Mr Sanchez confirmed that Passport was not SET-compliant, but said that Microsoft was “currently evaluating it for version 2 of the Passport service.”

He said Passport was the first in a number of “megaservices” which e-commerce providers would be able to tie together to enable rich content, like an “impulse buying banner” which would automatically deliver personal details to an online buying form when a user performed a clickthrough.

“Consumers will be more engaged and they will be able to do more. The process for buying on the Web now is cumbersome and hard, especially for consumers,” he said.

Australian e-commerce vendor Creative Digital Technology used the Sydney Internet World 99 show in August to launch ActiveWallet, which will compete directly with IBM’s product with similar features like Electronic Commerce Markup Language (ECML) support and SET certification.

Bahram Boutorabi, CEO of CDT, said when the product was launched under two credit card vendors’ brands next year, consumers would be able to choose a Webserver-based solution, or a 750KB downloadable client which would enable extra services like electronic bill payments.

“While the wallet might sit on the client, their information sits on the server.
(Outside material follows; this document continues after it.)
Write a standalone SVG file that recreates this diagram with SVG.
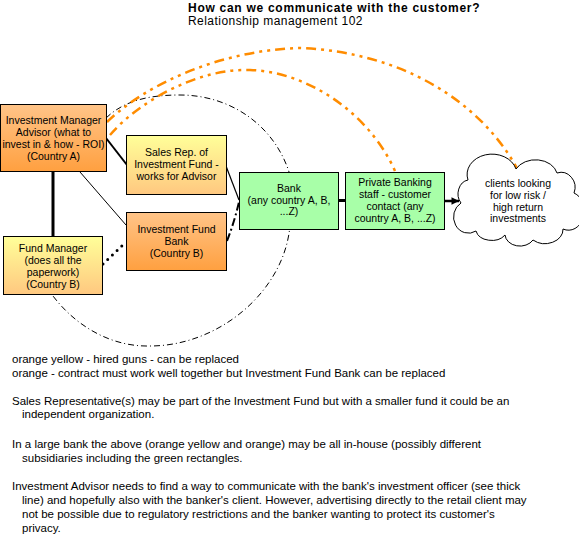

We’ve taken the approach of not forcing people to use one or the other server-or client-based solutions,” he said.

Mr Boutorabi questioned Microsoft’s message that Passport would mean a “single sign on” to multiple sites, saying that consumers would have to maintain Hotmail accounts in addition to their normal ISP email.

“We cannot trust Microsoft on privacy. That’s a full stop from my point of view. If I had personal details to send, I wouldn’t send them to Microsoft,” he said.